Cardano is entering a technically sensitive phase of its roadmap, balancing long-term quantum resistance with near-term performance stability.
As of February 13, 2026, the network is preparing for the final stretch of the Midnight blockchain launch while advancing early-stage post-quantum security measures.
The transition reflects a strategic choice: reinforce resilience now, but avoid sacrificing usability in the process.
Cardano’s move toward post-quantum cryptography (PQC) will not be immediate or network-wide. Instead, the first phase focuses on protecting historical ledger data through post-quantum-signed checkpoints, leveraging systems such as Mithril to secure past state snapshots.
Full PQC adoption remains a longer-term objective. The rationale is straightforward. If large-scale quantum computing becomes viable in the early 2030s, traditional cryptographic signatures could become vulnerable. Cardano’s phased approach aims to future-proof the chain without destabilizing current throughput.
However, founder Charles Hoskinson has warned that premature or aggressive implementation could come at a significant cost. Early-stage PQC models could reduce performance by as much as 10x, effectively lowering throughput by an order of magnitude unless supported by substantial hardware upgrades. For a live network, that trade-off cannot be ignored.
Parallel to the quantum roadmap, Cardano’s privacy-focused partner chain, Midnight, is scheduled to launch its mainnet in the final week of March 2026.

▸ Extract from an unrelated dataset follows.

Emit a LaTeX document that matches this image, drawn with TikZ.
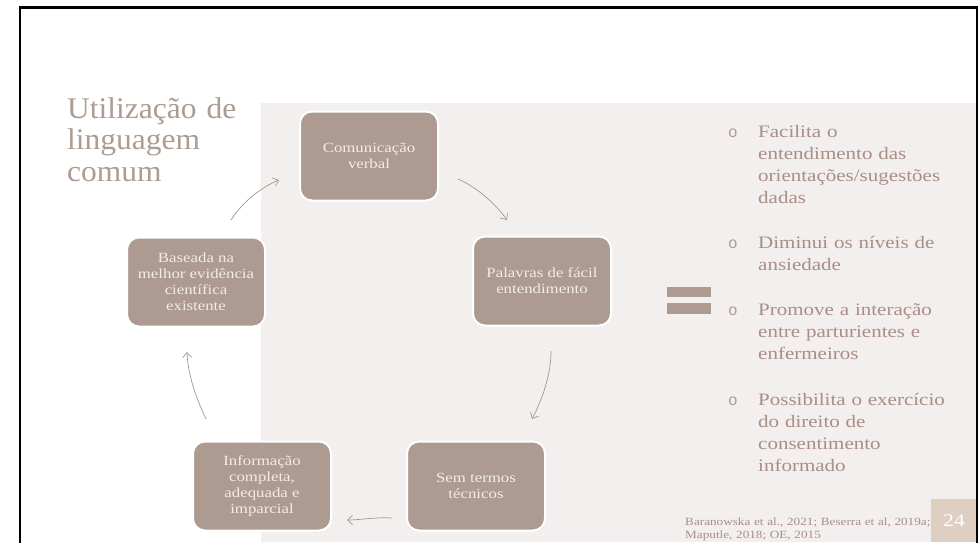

Midnight is designed as a privacy-preserving blockchain that enables confidential smart contracts and selective disclosure features. The infrastructure backing the network has gained institutional support, with Google Cloud collaborating with the Midnight Foundation to provide validator infrastructure and confidential computing capabilities.
This partnership signals an emphasis on enterprise-grade reliability and secure data processing, positioning Midnight as a complementary privacy layer within the broader Cardano ecosystem.
Before mainnet deployment, an interactive testing environment known as Midnight City Simulation will open to the public on February 26, 2026. The platform is designed to test proof generation at scale, including stress scenarios driven by AI agents, allowing developers to evaluate network robustness prior to launch.
Cardano is also advancing interoperability efforts through integration with LayerZero, enabling trustless cross-chain communication. This infrastructure is intended to facilitate asset transfers between Cardano and major ecosystems such as Ethereum, reducing fragmentation and expanding liquidity pathways.
Taken together, Cardano’s current phase is less about short-term price catalysts and more about structural positioning. The network is reinforcing future security assumptions, launching a privacy-focused chain, and expanding interoperability, all while navigating performance constraints tied to cryptographic evolution.
Execution over the next two months, particularly around Midnight’s launch and validator readiness, will likely determine whether the roadmap translates into sustained ecosystem momentum.